Africa-Press – Tanzania. THE Court of Appeal has dismissed the appeal by two Italian companies, SCOVA Engineering and IRTEC SpA, for payments of 1,278,148.60 UK pounds (about 4.1bn/-) in an agreement involving supply of irrigation machines with accessories to Mtibwa Sugar Estates Limited.
Justices Rehema Mkuye, Gerald Ndika and Jacobs Mwambegele ruled in favour of Mtibwa Sugar and three other respondents after holding that the appeal lacked merits. Other respondents are Kagera Sugar Limited, Super Star Forwarders Company Limited and General Motors Investment Limited.
“The upshot of the matter is that the appeal is without merit as we uphold the High Court’s refusal to assume jurisdiction over the matter. Accordingly, the appeal stands dismissed,” the justices ruled.
They referred to Clause 1.9.2 of the Agreement under which the appellants and other three respondents chose in clear, explicit and specific terms that the Court of Rome, in exclusion of other courts, would be their forum for litigating any dispute between them in connection with the said agreement.
“That agreement bound the parties and it was not open for the appellants to resort to the High Court, Commercial Division. To that extent, the High Court was right to refuse to take cognizance of the suit and rightly bound the parties to their bargain,” the justices said.

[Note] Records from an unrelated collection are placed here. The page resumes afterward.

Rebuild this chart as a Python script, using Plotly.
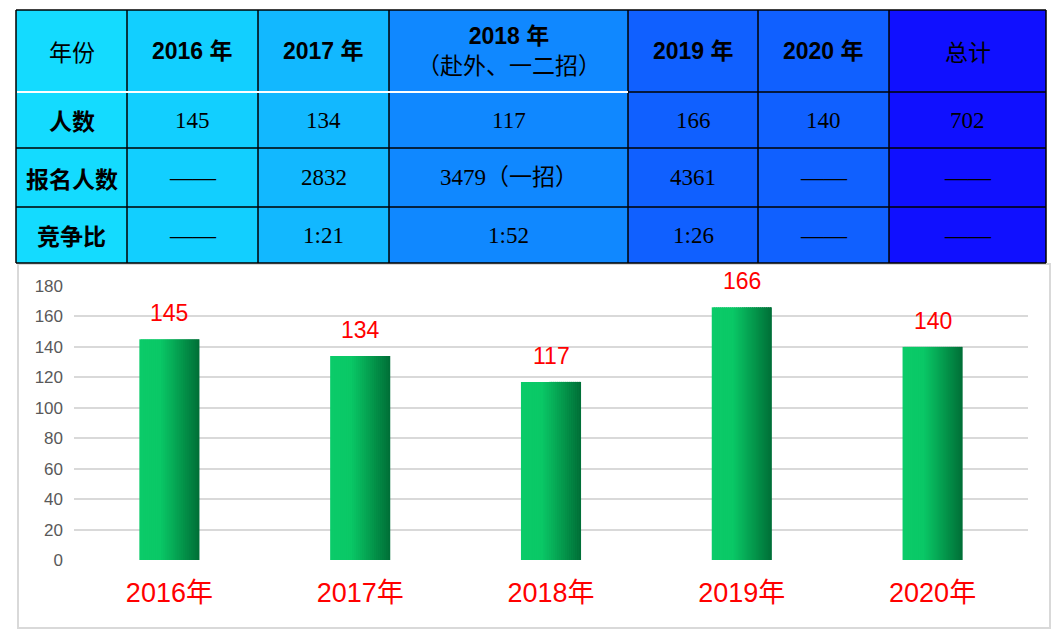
import plotly.graph_objects as go

# ---------------- data ----------------
years = ["2016年", "2017年", "2018年", "2019年", "2020年"]
counts = [145, 134, 117, 166, 140]
total_count = 702
header_labels = ["年份", "2016 年", "2017 年", "2018 年", "2019 年", "2020 年", "总计"]
header_note_2018 = "（赴外、一二招）"
row_labels = ["人数", "报名人数", "竞争比"]
applicants = ["——", "2832", "3479（一招）", "4361", "——", "——"]
ratios = ["——", "1:21", "1:52", "1:26", "——", "——"]
y_ticks = [0, 20, 40, 60, 80, 100, 120, 140, 160, 180]

# ---------------- layout constants ----------------
W, H = 1060, 635
col_edges = [16, 127, 258, 389, 628, 758, 889, 1046]
row_edges = [10, 92, 148, 207, 263]
col_colors = ["#14DBFF", "#12CFFF", "#12B8FF", "#1088FF", "#1060FF", "#1060FF", "#1010FF"]

SANS = "Liberation Sans, Arial, Noto Sans CJK SC"
SERIF = "Liberation Serif, Times New Roman, Noto Sans CJK SC"
CJK = "Noto Sans CJK SC"

fig = go.Figure()

# ---------------- table (on hidden pixel axes x2/y2) ----------------
ncol = len(col_edges) - 1
nrow = len(row_edges) - 1
z = [[c for c in range(ncol)] for _ in range(nrow)]
cscale = [[i / (ncol - 1), col_colors[i]] for i in range(ncol)]
fig.add_trace(go.Heatmap(
    x=col_edges, y=row_edges, z=z, colorscale=cscale, zmin=0, zmax=ncol - 1,
    showscale=False, hoverinfo="skip", xaxis="x2", yaxis="y2",
))

# grid lines
bx, by = [], []
for xe in col_edges:
    bx += [xe, xe, None]
    by += [row_edges[0], row_edges[-1], None]
for k, ye in enumerate(row_edges):
    if k == 1:
        bx += [col_edges[4], col_edges[-1], None]
    else:
        bx += [col_edges[0], col_edges[-1], None]
    by += [ye, ye, None]
fig.add_trace(go.Scatter(x=bx, y=by, mode="lines", line=dict(color="black", width=1.5),
                         hoverinfo="skip", showlegend=False, xaxis="x2", yaxis="y2"))
fig.add_trace(go.Scatter(x=[col_edges[0] + 1, col_edges[4]], y=[row_edges[1], row_edges[1]],
                         mode="lines", line=dict(color="white", width=2),
                         hoverinfo="skip", showlegend=False, xaxis="x2", yaxis="y2"))

def cx(i):
    return (col_edges[i] + col_edges[i + 1]) / 2

def cy(j):
    return (row_edges[j] + row_edges[j + 1]) / 2

annos = []
def cell(i, j, text, family, size=22, bold=False):
    annos.append(dict(xref="x2", yref="y2", x=cx(i), y=cy(j), text=text, showarrow=False,
                      xanchor="center", yanchor="middle",
                      font=dict(family=family, size=size, color="black",
                                weight="bold" if bold else "normal")))

# header row
for i, lab in enumerate(header_labels):
    if i == 0 or i == ncol - 1:
        cell(i, 0, lab, CJK, 23)
    elif lab.startswith("2018"):
        cell(i, 0, "<b>" + lab + "</b><br>" + header_note_2018, SANS + ", " + CJK, 23)
    else:
        cell(i, 0, lab, SANS, 23, bold=True)

# row labels
for j, lab in enumerate(row_labels):
    cell(0, j + 1, lab, CJK, 23, bold=True)

count_cells = [str(v) for v in counts] + [str(total_count)]
for i, v in enumerate(count_cells):
    cell(i + 1, 1, v, SERIF, 23)
for i, v in enumerate(applicants):
    cell(i + 1, 2, v, SERIF, 23)
for i, v in enumerate(ratios):
    cell(i + 1, 3, v, SERIF, 23)

# ---------------- bar chart ----------------
bar_w = 0.315
N = 30
stops = [(0.0, (11, 203, 105)), (0.35, (10, 200, 102)), (0.7, (4, 152, 76)), (1.0, (0, 110, 55))]

def grad(t):
    for k in range(len(stops) - 1):
        t0, c0 = stops[k]
        t1, c1 = stops[k + 1]
        if t0 <= t <= t1:
            f = (t - t0) / (t1 - t0)
            return "rgb(%d,%d,%d)" % tuple(round(c0[m] + (c1[m] - c0[m]) * f) for m in range(3))
    return "rgb(%d,%d,%d)" % stops[-1][1]

sw = bar_w / N
for i in range(N):
    t = (i + 0.5) / N
    w = sw * 1.6 if i < N - 1 else sw
    fig.add_trace(go.Bar(
        x=years, y=counts, width=[w] * len(years), offset=[-bar_w / 2 + i * sw] * len(years),
        marker=dict(color=grad(t), line=dict(width=0)),
        hoverinfo="skip", showlegend=False, xaxis="x", yaxis="y",
    ))

for yr, v in zip(years, counts):
    annos.append(dict(xref="x", yref="y", x=yr, y=v, text=str(v), showarrow=False,
                      xanchor="center", yanchor="bottom", yshift=11,
                      font=dict(family=SANS, size=23, color="#FF0000")))

# chart frame
shapes = [dict(type="rect", xref="paper", yref="paper", x0=18 / W, x1=1050 / W,
               y0=1 - 628 / H, y1=1 - 264 / H,
               line=dict(color="#D9D9D9", width=2), fillcolor="rgba(0,0,0,0)", layer="below")]

fig.update_layout(
    width=W, height=H, margin=dict(l=0, r=0, t=0, b=0, pad=0, autoexpand=False),
    paper_bgcolor="white", plot_bgcolor="rgba(0,0,0,0)",
    barmode="overlay", showlegend=False,
    annotations=annos, shapes=shapes,
    xaxis=dict(domain=[74 / W, 1028 / W], type="category", range=[-0.5, 4.5],
               showgrid=False, showline=False, zeroline=False, ticks="", automargin=False,
               tickfont=dict(family=SANS, size=27, color="#FF0000"),
               ticklabelstandoff=14, anchor="y"),
    yaxis=dict(domain=[1 - 560 / H, 1 - 286 / H], range=[0, 180], tickvals=y_ticks,
               showgrid=True, gridcolor="#D9D9D9", gridwidth=1.5, zeroline=False,
               showline=False, ticks="", automargin=False,
               tickfont=dict(family=SANS, size=17, color="#595959"),
               ticklabelstandoff=10, anchor="x"),
    xaxis2=dict(domain=[0, 1], range=[0, W], visible=False, anchor="y2", fixedrange=True,
                automargin=False),
    yaxis2=dict(domain=[0, 1], range=[H, 0], visible=False, anchor="x2", fixedrange=True,
                automargin=False),
)

fig.write_html("out.html")
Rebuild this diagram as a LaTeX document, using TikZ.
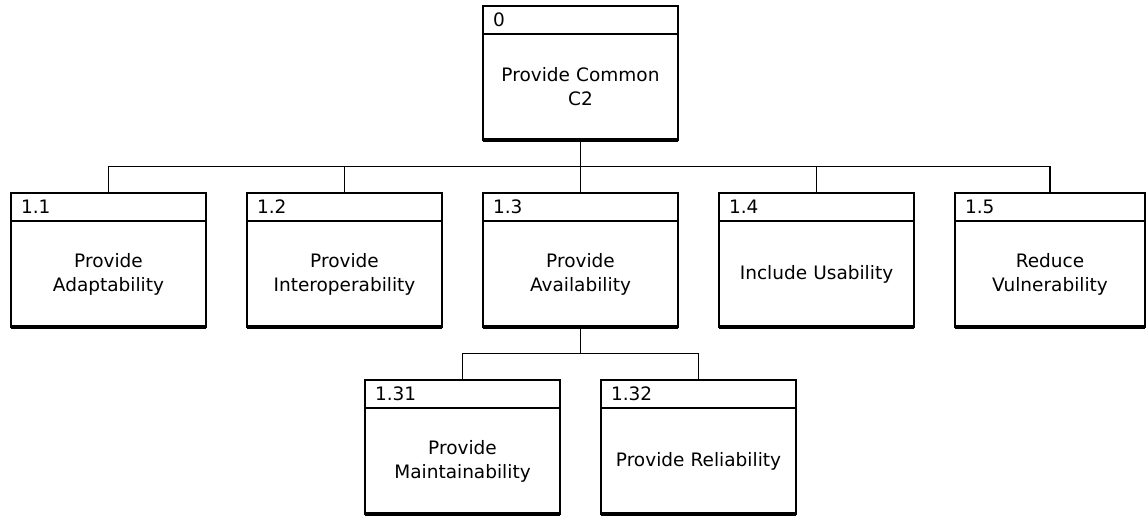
\documentclass[tikz,border=0pt]{standalone}
\usepackage{fontspec}
\setmainfont{DejaVu Sans}
\usetikzlibrary{positioning,calc}

\tikzset{
  hdr/.style={draw, line width=1.5pt, outer sep=0pt, anchor=north west, minimum height=28pt,
    text width=175pt, inner xsep=10pt, inner ysep=0pt, align=left,
    font=\fontsize{18.5}{24}\selectfont},
  bodybox/.style={draw, line width=1.5pt, outer sep=0pt, below=0pt of #1, minimum height=106pt,
    text width=181pt, inner xsep=7pt, inner ysep=0pt, align=center,
    font=\fontsize{18.5}{24}\selectfont},
  baseline/.style={line width=3.5pt},
  link/.style={line width=1.6pt},
}

\newcommand{\fnbox}[5]{%
  % #1 name, #2 x of left edge, #3 y of top edge, #4 number, #5 function text
  \node[hdr] (h#1) at (#2,#3) {#4};
  \node[bodybox=h#1] (b#1) {#5};
  \draw[baseline] (b#1.south west) -- (b#1.south east);
}

\begin{document}
\begin{tikzpicture}[x=1pt,y=-1pt]
  \useasboundingbox (0,0) rectangle (1146,516);

  % top-level function
  \fnbox{0}{483}{6}{0}{Provide Common\\C2}

  % first-level functions
  \fnbox{11}{11}{193}{1.1}{Provide\\Adaptability}
  \fnbox{12}{247}{193}{1.2}{Provide\\Interoperability}
  \fnbox{13}{483}{193}{1.3}{Provide\\Availability}
  \fnbox{14}{719}{193}{1.4}{Include Usability}
  \node[hdr, text width=170pt] (h15) at (955,193) {1.5};
  \node[bodybox=h15, text width=176pt] (b15) {Reduce\\Vulnerability};
  \draw[baseline] (b15.south west) -- (b15.south east);

  % second-level functions under 1.3
  \fnbox{131}{365}{380}{1.31}{Provide\\Maintainability}
  \fnbox{132}{601}{380}{1.32}{Provide Reliability}

  % tree connectors
  \foreach \c in {11,12,13,14,15}
    \draw[link] (b0.south) |- ($(b0.south)!.5!(h\c.north)$) -| (h\c.north);
  \foreach \c in {131,132}
    \draw[link] (b13.south) |- ($(b13.south)!.5!(h\c.north)$) -| (h\c.north);
\end{tikzpicture}
\end{document}
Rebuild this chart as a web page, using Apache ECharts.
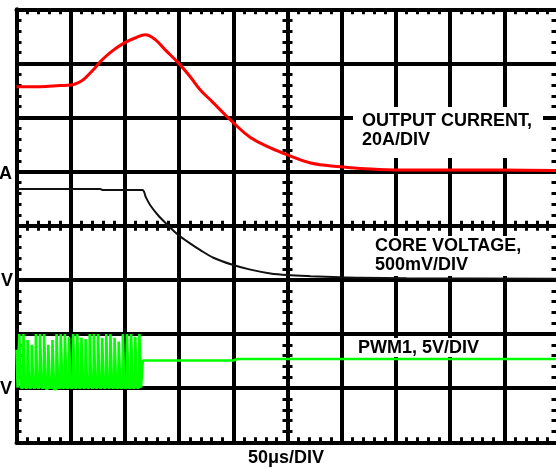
<!DOCTYPE html>
<html><head><meta charset="utf-8">
<script src="https://cdn.jsdelivr.net/npm/echarts@6/dist/echarts.min.js"></script>
<style>html,body{margin:0;padding:0;background:#fff}#c{width:556px;height:468px}</style>
</head><body><div id="c"></div>
<script>
// Time axis in microseconds (50 us/DIV), vertical axis in screen divisions (0 = bottom)
const timeMin = 0, timeMax = 500, timeStep = 50;
const divMin = 0, divMax = 8, divStep = 1;

// OUTPUT CURRENT trace (red)
const redTime = [0, 21.7, 40.2, 49.5, 54.0, 58.7, 63.3, 72.5, 77.2, 86.4, 99.4, 109.5, 118.8, 128.0, 137.2, 149.3, 160.4, 169.6, 180.7, 194.5, 199.2, 215.8, 234.3, 250.0, 271.3, 299.0, 317.5, 354.5, 400.7, 446.9, 500];
const redDiv  = [6.57, 6.57, 6.59, 6.60, 6.62, 6.66, 6.73, 6.92, 7.03, 7.20, 7.38, 7.47, 7.53, 7.44, 7.25, 7.01, 6.75, 6.51, 6.29, 6.01, 5.92, 5.63, 5.44, 5.31, 5.16, 5.09, 5.06, 5.03, 5.03, 5.03, 5.02];

// CORE VOLTAGE trace (black)
const coreTime = [0, 77.2, 79.9, 116.0, 119.5, 123.4, 130.8, 139.1, 149.3, 160.4, 169.6, 181.6, 199.2, 215.8, 234.3, 250.0, 271.3, 299.0, 317.5, 360, 500];
const coreDiv  = [4.68, 4.68, 4.66, 4.66, 4.52, 4.38, 4.19, 4.02, 3.83, 3.67, 3.55, 3.41, 3.28, 3.19, 3.12, 3.09, 3.07, 3.05, 3.04, 3.03, 3.02];

// PWM1 trace (green): switching pulses then idle (tri-state) level
const pwmStart = 2.3, pwmPeriod = 3.82;
const pwmHigh = [2.00, 2.00, 1.89, 1.80, 2.00, 2.00, 2.00, 1.80, 1.89, 2.00, 2.00, 2.00, 1.95, 2.00, 2.00, 1.93, 1.91, 2.00, 2.00, 2.00, 1.93, 2.00, 2.00, 1.93, 1.86, 2.00, 2.00, 2.00, 1.95, 2.00];
const pwmLow  = [1.01, 1.01, 1.01, 1.01, 1.01, 1.01, 0.99, 1.01, 0.98, 1.01, 1.01, 1.01, 1.01, 1.01, 1.01, 1.01, 1.01, 1.01, 1.01, 1.01, 1.01, 1.01, 1.01, 1.01, 1.01, 1.01, 1.01, 1.01, 1.01, 1.01];
const pwmIdleTime = [116.5, 200, 204, 500];
const pwmIdleDiv  = [1.51, 1.51, 1.54, 1.54];

const redData = redTime.map((t, i) => [t, redDiv[i]]);
const coreData = coreTime.map((t, i) => [t, coreDiv[i]]);
const pwmData = [[0, 1.71], [1.0, 1.01]];
pwmHigh.forEach((h, i) => {
  const t0 = pwmStart + i * pwmPeriod;
  pwmData.push([t0, i ? pwmLow[i - 1] : 1.01], [t0 + 0.3, h], [t0 + 1.5, h], [t0 + 1.8, pwmLow[i]]);
});
pwmData.push([115.6, pwmLow[pwmLow.length - 1]]);
pwmIdleTime.forEach((t, i) => pwmData.push([t, pwmIdleDiv[i]]));

const black = '#000';
const font = '"Liberation Sans", Arial, Helvetica, sans-serif';

function xAx(position, offset, inside, showLine, showSplit, len) {
  return {
    type: 'value', min: timeMin, max: timeMax, interval: timeStep, position, offset,
    axisLine: { show: showLine, onZero: false, lineStyle: { color: black, width: 4 } },
    axisTick: { show: false, inside },
    minorTick: { show: true, splitNumber: 5, length: len, lineStyle: { color: black, width: 3 } },
    axisLabel: { show: false },
    splitLine: { show: showSplit, lineStyle: { color: black, width: 4 } },
    minorSplitLine: { show: false }
  };
}
function yAx(position, offset, inside, showLine, showSplit, len) {
  return {
    type: 'value', min: divMin, max: divMax, interval: divStep, position, offset,
    axisLine: { show: showLine, onZero: false, lineStyle: { color: black, width: 4 } },
    axisTick: { show: false, inside },
    minorTick: { show: true, splitNumber: 5, length: len, lineStyle: { color: black, width: 3 } },
    axisLabel: { show: false },
    splitLine: { show: showSplit, lineStyle: { color: black, width: 4 } },
    minorSplitLine: { show: false }
  };
}
function label(text, x, y, align) {
  return { type: 'text', z: 60, x, y, style: { text, fontFamily: font, fontSize: 18, fontWeight: 'bold', fill: black, align: align || 'left', verticalAlign: 'middle' } };
}

const chart = echarts.init(document.getElementById('c'), null, { renderer: 'canvas' });
chart.setOption({
  backgroundColor: '#fff',
  animation: false,
  grid: { left: 16.5, top: 9.3, width: 542, height: 433, outerBoundsMode: 'none' },
  xAxis: [
    xAx('bottom', 0, true, true, true, 5),
    xAx('top', 0, true, true, false, 5),
    xAx('bottom', -216.5, true, false, false, 5),
    xAx('bottom', -216.5, false, false, false, 5)
  ],
  yAxis: [
    yAx('left', 0, true, true, true, 5),
    yAx('right', 0, true, true, false, 7),
    yAx('left', -271, true, false, false, 5),
    yAx('left', -271, false, false, false, 5)
  ],
  series: [
    { type: 'line', data: redData, showSymbol: false, smooth: 0.4, lineStyle: { color: '#ff0000', width: 3 }, z: 5 },
    { type: 'line', data: coreData, showSymbol: false, smooth: 0.3, lineStyle: { color: '#111', width: 2 }, z: 5 },
    { type: 'line', data: pwmData, showSymbol: false, lineStyle: { color: '#00ff00', width: 2.6 }, z: 6 }
  ],
  graphic: [
    { type: 'rect', z: 50, shape: { x: 353, y: 107, width: 190, height: 51 }, style: { fill: '#fff' } },
    { type: 'rect', z: 50, shape: { x: 366, y: 236, width: 176, height: 40 }, style: { fill: '#fff' } },
    { type: 'rect', z: 50, shape: { x: 352, y: 338, width: 136, height: 19 }, style: { fill: '#fff' } },
    label('OUTPUT CURRENT,', 362, 121.5),
    label('20A/DIV', 362, 140),
    label('CORE VOLTAGE,', 375, 246.5),
    label('500mV/DIV', 375, 265),
    label('PWM1, 5V/DIV', 358, 348.3),
    label('50μs/DIV', 248, 458.3),
    label('A', 12, 174, 'right'),
    label('V', 13, 281.5, 'right'),
    label('V', 12, 389.5, 'right')
  ]
});
</script>
</body></html>
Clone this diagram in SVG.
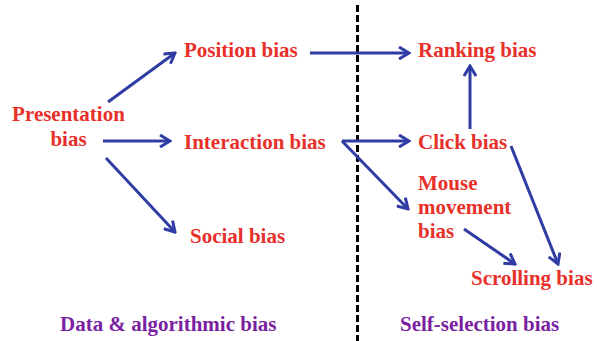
<svg xmlns="http://www.w3.org/2000/svg" width="597" height="341" viewBox="0 0 597 341">
<style>
.n{font-family:"Liberation Serif","Times New Roman",serif;font-weight:bold;font-size:21px;fill:#e8302a}
.p{font-family:"Liberation Serif","Times New Roman",serif;font-weight:bold;font-size:21px;fill:#7b1fa2}
.c line{stroke:#2e3ca3;stroke-width:3;marker-end:url(#a)}
</style>
<defs>
<marker id="a" viewBox="0 0 14 14" refX="12" refY="7" markerWidth="14" markerHeight="14" markerUnits="userSpaceOnUse" orient="auto">
<path d="M2,1 L12,7 L2,13" fill="none" stroke="#2e3ca3" stroke-width="3" stroke-linejoin="miter"/>
</marker>
</defs>
<rect width="597" height="341" fill="#fff"/>
<line x1="357.5" y1="5" x2="357.5" y2="341" stroke="#000" stroke-width="3" stroke-dasharray="7,3"/>
<g class="c" id="connectors">
<line x1="108" y1="102" x2="175" y2="53"/>
<line x1="103" y1="141" x2="170" y2="141"/>
<line x1="106" y1="158" x2="175" y2="232"/>
<line x1="310" y1="53" x2="409" y2="53"/>
<line x1="342" y1="141" x2="409" y2="141"/>
<line x1="342" y1="141" x2="408" y2="209"/>
<line x1="470" y1="129" x2="470" y2="66"/>
<line x1="511" y1="146" x2="558" y2="264"/>
<line x1="464" y1="229" x2="515" y2="264"/>
</g>
<g id="presentation"><text class="n" x="68.5" y="121" text-anchor="middle">Presentation</text><text class="n" x="68.5" y="146" text-anchor="middle">bias</text></g>
<g id="position"><text class="n" x="184" y="57">Position bias</text></g>
<g id="interaction"><text class="n" x="184" y="149">Interaction bias</text></g>
<g id="social"><text class="n" x="190" y="243">Social bias</text></g>
<g id="ranking"><text class="n" x="418" y="57">Ranking bias</text></g>
<g id="click"><text class="n" x="418" y="149">Click bias</text></g>
<g id="mouse"><text class="n" x="418" y="190">Mouse</text><text class="n" x="418" y="214">movement</text><text class="n" x="418" y="238">bias</text></g>
<g id="scrolling"><text class="n" x="471" y="285">Scrolling bias</text></g>
<g id="data"><text class="p" x="60" y="331">Data &amp; algorithmic bias</text></g>
<g id="self"><text class="p" x="400" y="331">Self-selection bias</text></g>
</svg>
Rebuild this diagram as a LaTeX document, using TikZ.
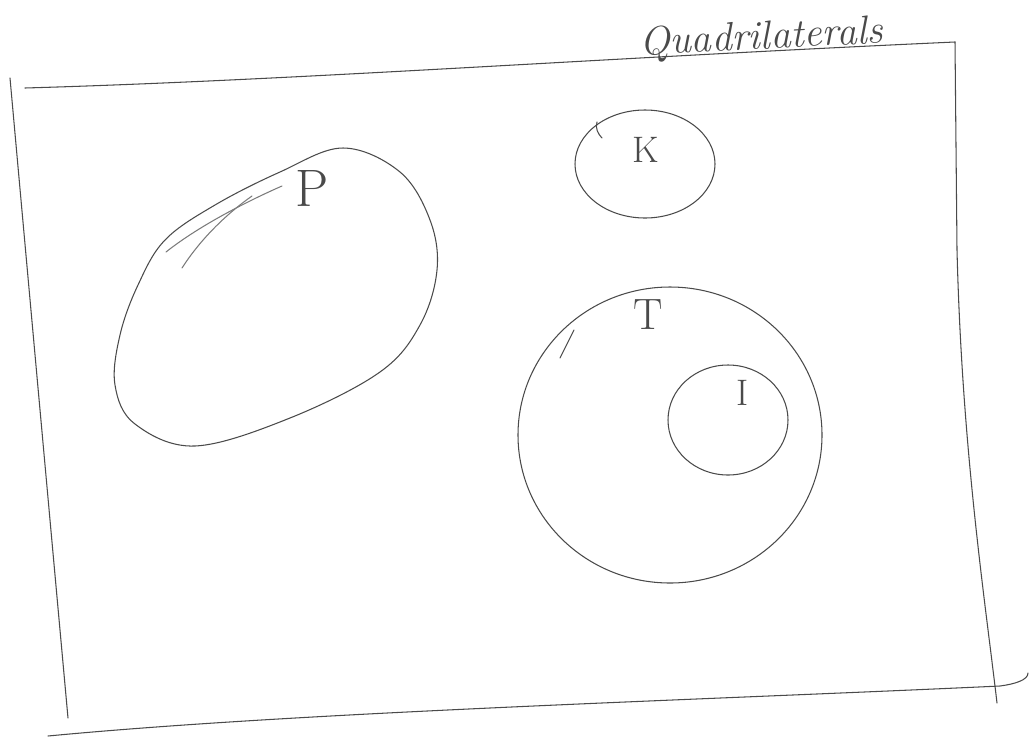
\documentclass[tikz,border=0pt]{standalone}
\usepackage{tikz}
\usetikzlibrary{positioning}

\begin{document}
\begin{tikzpicture}[x=0.02cm, y=-0.02cm, line join=round, line cap=round]

  % Colors
  \definecolor{pencil}{HTML}{4A4A4A} % soft graphite
  \definecolor{lightpencil}{HTML}{7A7A7A}

  \tikzset{
    stroke/.style={draw=pencil, line width=0.6pt},
    setlabel/.style={text=pencil, inner sep=0pt},
  }

  \useasboundingbox (0,0) rectangle (1031,738);

  % Universal set: hand-drawn frame
  \draw[stroke] (10,78) .. controls (30,300) and (50,520) .. (68,718);
  \draw[stroke] (25,88) .. controls (300,80) and (600,58) .. (955,42);
  \draw[stroke] (955,42) -- (957,250) .. controls (962,450) and (985,600) .. (997,703);
  \draw[stroke] (48,736) .. controls (300,712) and (700,700) .. (1000,686)
    .. controls (1015,684) and (1028,680) .. (1028,673);
  \node[setlabel, font=\fontsize{23}{23}\selectfont\itshape, anchor=base, rotate=3] (quad) at (762,49) {Quadrilaterals};

  % P: parallelograms
  \draw[stroke] plot[smooth cycle, tension=0.6] coordinates {
    (343,148) (400,172) (430,220) (437,270) (420,325) (380,372)
    (290,418) (195,446) (135,424) (115,385) (120,335) (138,285) (165,240) (215,205) (280,172)};
  \draw[stroke, draw=lightpencil] (166,252) .. controls (200,225) and (250,200) .. (282,186);
  \draw[stroke, draw=lightpencil] (182,268) .. controls (200,240) and (225,215) .. (252,196);
  \node[setlabel, font=\fontsize{30}{30}\selectfont] (P) at (312,188) {P};

  % K: kites
  \draw[stroke] (645,164) ellipse [x radius=70, y radius=54];
  \draw[stroke] (597,122) .. controls (595,128) and (598,134) .. (602,138);
  \node[setlabel, font=\fontsize{21}{21}\selectfont] (K) at (646,150) {K};

  % T: trapeziums, with I inside
  \draw[stroke] (670,435) ellipse [x radius=152, y radius=148];
  \draw[stroke] (574,330) -- (560,358);
  \node[setlabel, font=\fontsize{25}{25}\selectfont] (T) at (648,315) {T};

  \draw[stroke] (728,420) ellipse [x radius=60, y radius=55];
  \node[setlabel, font=\fontsize{21}{21}\selectfont] (I) at (743,393) {I};

\end{tikzpicture}
\end{document}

Nonetheless, it was their view that the High Court’s ruling is riddled with an oversight in that it incorrectly held that the said court’s jurisdiction was ousted by Clause 1.9.2 and, as a result, it had no jurisdiction to try the matter.
The justices pointed out that an exclusive jurisdiction clause only allows parties to choose a forum out of two or more competent courts to try disputes between them and does not, so to speak, oust the jurisdiction of the other competent courts not chosen as the forum.
There was another ground of appeal, in which the appellants faulted the High Court for dismissing the entire suit as against the respondents while the choice of law and forum clause did not bind Mtibwa Sugar.
On that point, the justices faulted the High Court decision, ruling that the trial judge should have stayed trying the suit pending the institution and determination of the claim in the Court of Rome.
“On that basis, we vacate the dismissal order and substitute for it an order staying the suit in the High Court, Commercial Division. We must hasten to say that this variation is obviously inconsequential to the outcome of the appeal,” they said and proceeded to dismiss the appeal.
The appellants instituted their joint suit in the High Court, Commercial Division, claiming that sometime in mid-2011, they entered into an agreement with Mtibwa Sugar for the supply of irrigation machines with accessories.
It was further averred that the appellants also entered into two Guarantee and Indemnity Agreements dated June 10, 2011 with other three respondents under which they undertook to pay any amount due under the supply agreement between the two Italian companies and Mtibwa Sugar.